Challenge:
Output exactly the lines from the line containing "Write the Apache ECharts code for this chart." through the line containing "0.587, 0.98, 1.42];", inclusive, and omit any pictures.

Material supplied:
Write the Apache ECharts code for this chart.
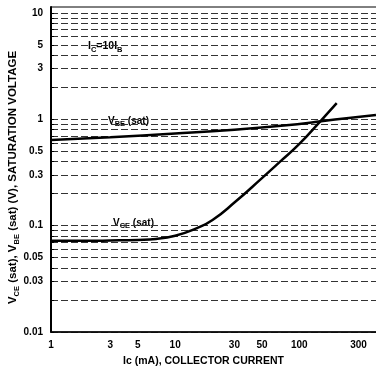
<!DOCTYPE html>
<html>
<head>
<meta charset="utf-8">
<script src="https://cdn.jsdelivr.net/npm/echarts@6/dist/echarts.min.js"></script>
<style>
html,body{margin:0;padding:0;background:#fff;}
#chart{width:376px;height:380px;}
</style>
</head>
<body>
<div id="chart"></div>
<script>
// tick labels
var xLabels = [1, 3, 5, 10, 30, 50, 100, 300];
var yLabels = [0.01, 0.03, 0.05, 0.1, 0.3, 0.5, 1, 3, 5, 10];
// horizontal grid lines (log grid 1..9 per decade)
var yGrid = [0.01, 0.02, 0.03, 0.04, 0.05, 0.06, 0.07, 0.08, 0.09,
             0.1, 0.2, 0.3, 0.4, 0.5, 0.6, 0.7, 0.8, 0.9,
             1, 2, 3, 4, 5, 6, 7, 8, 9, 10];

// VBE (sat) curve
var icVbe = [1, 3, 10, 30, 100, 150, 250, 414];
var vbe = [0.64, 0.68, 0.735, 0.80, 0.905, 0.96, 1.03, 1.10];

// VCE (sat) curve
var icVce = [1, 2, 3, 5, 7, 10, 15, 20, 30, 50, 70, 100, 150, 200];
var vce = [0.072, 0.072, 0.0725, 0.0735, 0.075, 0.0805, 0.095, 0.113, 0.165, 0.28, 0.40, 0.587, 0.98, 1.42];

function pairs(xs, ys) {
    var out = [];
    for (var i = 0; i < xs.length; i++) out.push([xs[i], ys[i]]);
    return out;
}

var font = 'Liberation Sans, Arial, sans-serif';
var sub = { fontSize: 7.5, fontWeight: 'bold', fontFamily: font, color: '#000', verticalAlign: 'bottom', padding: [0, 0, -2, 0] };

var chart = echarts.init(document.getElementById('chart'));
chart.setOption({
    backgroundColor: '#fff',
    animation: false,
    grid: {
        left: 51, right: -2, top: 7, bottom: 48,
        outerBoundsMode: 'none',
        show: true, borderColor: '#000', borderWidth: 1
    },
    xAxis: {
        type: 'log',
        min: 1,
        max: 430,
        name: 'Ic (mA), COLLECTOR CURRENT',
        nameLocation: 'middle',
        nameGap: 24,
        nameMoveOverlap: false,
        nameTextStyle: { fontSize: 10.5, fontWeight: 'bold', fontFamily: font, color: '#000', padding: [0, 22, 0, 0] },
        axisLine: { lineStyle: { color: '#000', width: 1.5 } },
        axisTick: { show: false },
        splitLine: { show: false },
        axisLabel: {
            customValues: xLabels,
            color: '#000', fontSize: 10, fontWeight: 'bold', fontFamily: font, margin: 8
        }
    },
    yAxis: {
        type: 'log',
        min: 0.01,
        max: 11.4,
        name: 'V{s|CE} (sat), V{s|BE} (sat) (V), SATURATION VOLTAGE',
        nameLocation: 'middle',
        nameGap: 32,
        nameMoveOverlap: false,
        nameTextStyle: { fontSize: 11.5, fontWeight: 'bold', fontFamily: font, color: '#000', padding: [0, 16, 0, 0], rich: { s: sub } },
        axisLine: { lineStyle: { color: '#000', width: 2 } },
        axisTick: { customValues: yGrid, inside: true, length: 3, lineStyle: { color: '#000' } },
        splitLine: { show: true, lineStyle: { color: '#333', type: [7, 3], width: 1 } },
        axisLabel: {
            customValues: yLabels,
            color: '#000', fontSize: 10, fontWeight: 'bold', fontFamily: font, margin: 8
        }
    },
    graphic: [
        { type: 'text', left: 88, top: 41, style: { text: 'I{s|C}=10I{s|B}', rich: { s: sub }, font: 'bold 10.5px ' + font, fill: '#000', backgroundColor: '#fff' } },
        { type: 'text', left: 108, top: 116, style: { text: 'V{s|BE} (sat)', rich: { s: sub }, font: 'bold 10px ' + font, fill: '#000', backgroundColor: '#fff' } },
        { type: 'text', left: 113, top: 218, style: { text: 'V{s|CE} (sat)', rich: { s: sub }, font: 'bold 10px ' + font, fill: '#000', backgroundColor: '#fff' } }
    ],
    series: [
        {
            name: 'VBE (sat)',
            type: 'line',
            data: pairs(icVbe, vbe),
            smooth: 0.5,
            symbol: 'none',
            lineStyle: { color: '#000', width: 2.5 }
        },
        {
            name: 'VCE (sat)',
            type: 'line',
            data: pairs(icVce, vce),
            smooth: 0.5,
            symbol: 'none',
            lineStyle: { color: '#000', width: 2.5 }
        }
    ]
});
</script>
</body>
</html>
---
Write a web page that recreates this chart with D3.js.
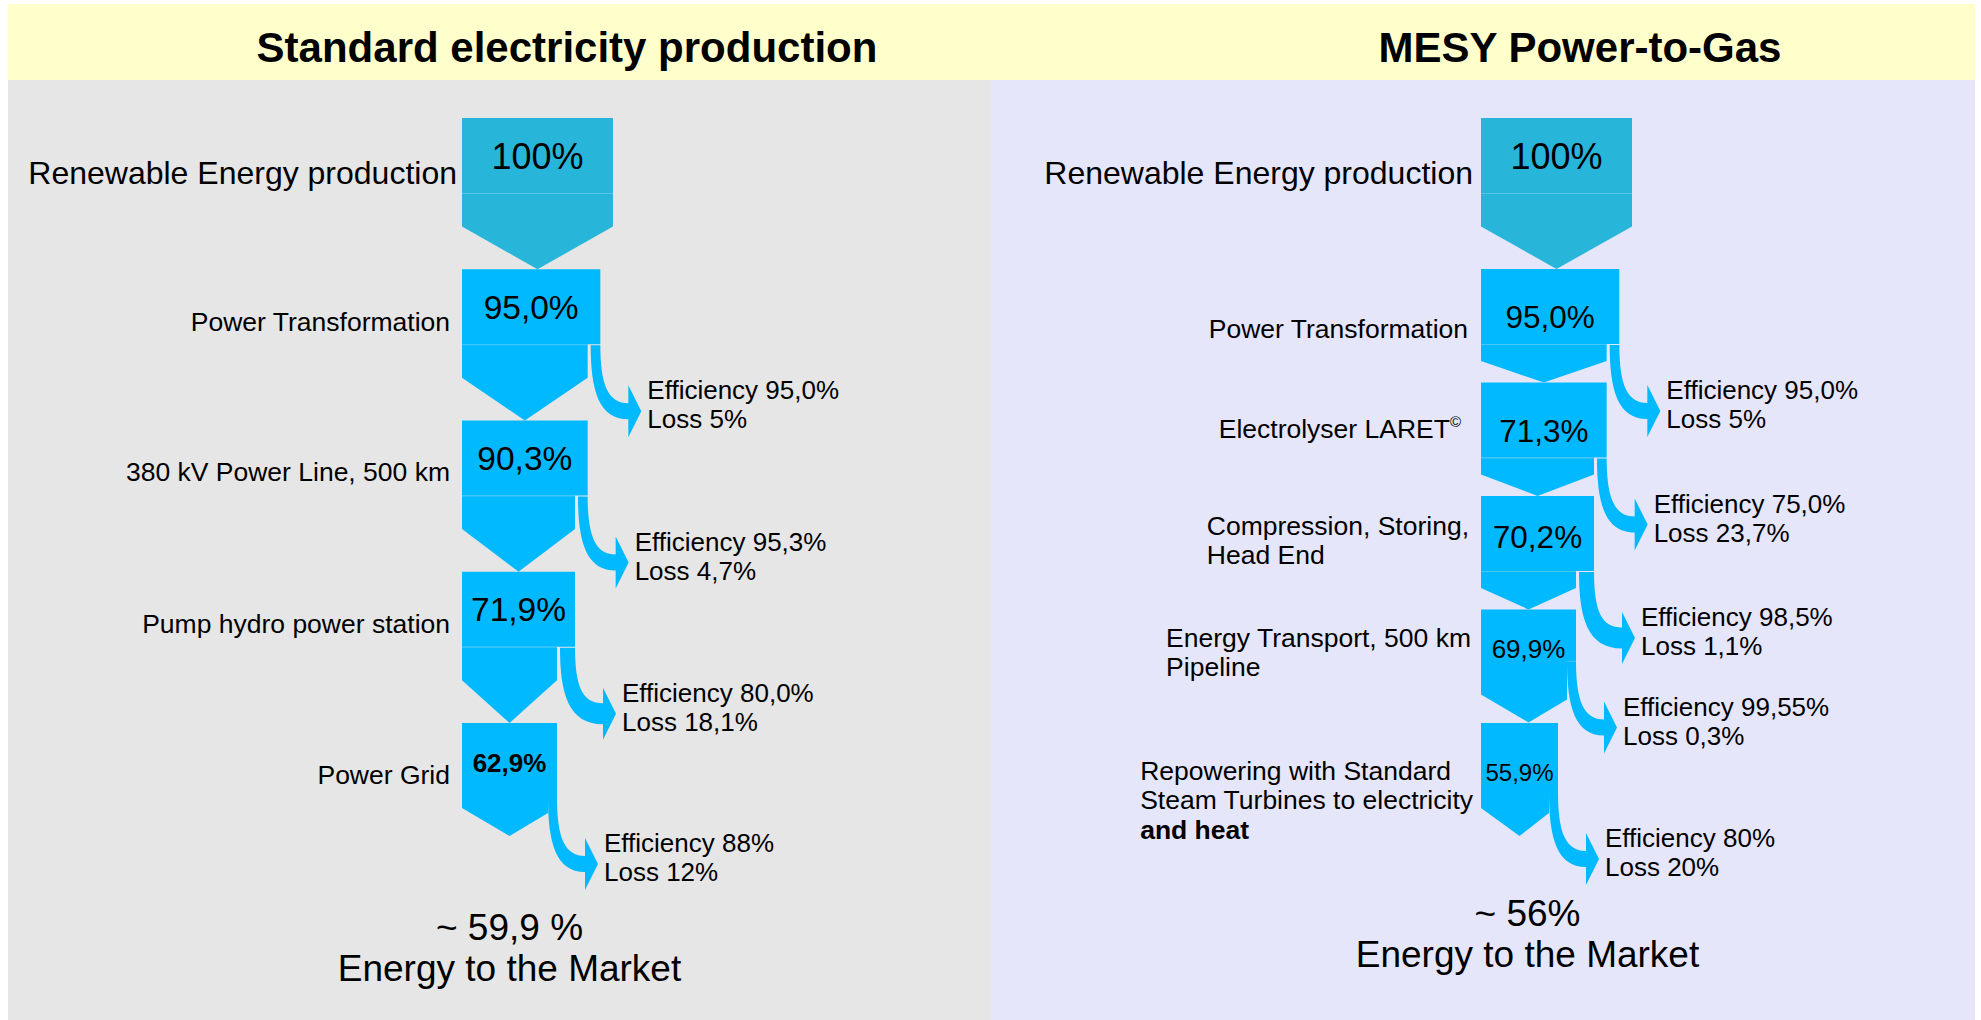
==
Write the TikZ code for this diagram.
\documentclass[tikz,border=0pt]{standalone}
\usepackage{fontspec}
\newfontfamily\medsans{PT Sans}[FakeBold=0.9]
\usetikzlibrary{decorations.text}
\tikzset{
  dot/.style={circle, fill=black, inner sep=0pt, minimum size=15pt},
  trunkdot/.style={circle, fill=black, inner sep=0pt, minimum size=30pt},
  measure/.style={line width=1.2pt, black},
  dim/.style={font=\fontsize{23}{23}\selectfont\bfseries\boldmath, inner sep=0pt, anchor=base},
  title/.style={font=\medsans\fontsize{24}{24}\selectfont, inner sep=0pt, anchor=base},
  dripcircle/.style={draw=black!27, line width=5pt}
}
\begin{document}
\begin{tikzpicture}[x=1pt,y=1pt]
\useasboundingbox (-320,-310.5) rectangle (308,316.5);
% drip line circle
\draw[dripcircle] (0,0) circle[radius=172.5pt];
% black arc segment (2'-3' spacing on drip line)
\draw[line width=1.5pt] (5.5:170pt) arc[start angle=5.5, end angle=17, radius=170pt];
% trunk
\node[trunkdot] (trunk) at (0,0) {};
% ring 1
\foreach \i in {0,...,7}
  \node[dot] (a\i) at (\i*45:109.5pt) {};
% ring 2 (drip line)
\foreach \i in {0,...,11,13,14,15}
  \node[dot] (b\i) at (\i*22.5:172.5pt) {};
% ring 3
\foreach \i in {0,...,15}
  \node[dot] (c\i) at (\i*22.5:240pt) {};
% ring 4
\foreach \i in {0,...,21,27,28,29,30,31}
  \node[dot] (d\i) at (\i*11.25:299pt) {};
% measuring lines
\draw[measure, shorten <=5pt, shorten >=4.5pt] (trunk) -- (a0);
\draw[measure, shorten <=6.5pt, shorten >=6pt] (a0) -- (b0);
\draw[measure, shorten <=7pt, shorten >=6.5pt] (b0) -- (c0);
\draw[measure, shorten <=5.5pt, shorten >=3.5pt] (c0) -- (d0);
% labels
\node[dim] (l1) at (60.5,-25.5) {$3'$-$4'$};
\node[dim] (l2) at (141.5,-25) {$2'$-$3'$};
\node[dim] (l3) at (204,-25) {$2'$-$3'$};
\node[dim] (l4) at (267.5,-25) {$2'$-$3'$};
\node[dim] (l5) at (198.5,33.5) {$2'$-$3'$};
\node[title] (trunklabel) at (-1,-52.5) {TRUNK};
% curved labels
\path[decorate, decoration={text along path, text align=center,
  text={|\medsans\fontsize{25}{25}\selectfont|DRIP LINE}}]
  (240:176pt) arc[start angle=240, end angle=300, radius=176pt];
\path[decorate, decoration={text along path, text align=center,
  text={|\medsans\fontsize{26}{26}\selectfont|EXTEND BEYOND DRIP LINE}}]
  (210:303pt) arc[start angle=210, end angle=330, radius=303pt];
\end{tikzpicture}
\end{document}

Complete output:
Write the Apache ECharts code for this chart.
<!DOCTYPE html>
<html>
<head>
<meta charset="utf-8">
<script src="https://cdn.jsdelivr.net/npm/echarts@6/dist/echarts.min.js"></script>
<style>
html,body{margin:0;padding:0;background:#fff;}
#chart{width:376px;height:380px;}
</style>
</head>
<body>
<div id="chart"></div>
<script>
// tick labels
var xLabels = [1, 3, 5, 10, 30, 50, 100, 300];
var yLabels = [0.01, 0.03, 0.05, 0.1, 0.3, 0.5, 1, 3, 5, 10];
// horizontal grid lines (log grid 1..9 per decade)
var yGrid = [0.01, 0.02, 0.03, 0.04, 0.05, 0.06, 0.07, 0.08, 0.09,
             0.1, 0.2, 0.3, 0.4, 0.5, 0.6, 0.7, 0.8, 0.9,
             1, 2, 3, 4, 5, 6, 7, 8, 9, 10];

// VBE (sat) curve
var icVbe = [1, 3, 10, 30, 100, 150, 250, 414];
var vbe = [0.64, 0.68, 0.735, 0.80, 0.905, 0.96, 1.03, 1.10];

// VCE (sat) curve
var icVce = [1, 2, 3, 5, 7, 10, 15, 20, 30, 50, 70, 100, 150, 200];
var vce = [0.072, 0.072, 0.0725, 0.0735, 0.075, 0.0805, 0.095, 0.113, 0.165, 0.28, 0.40, 0.587, 0.98, 1.42];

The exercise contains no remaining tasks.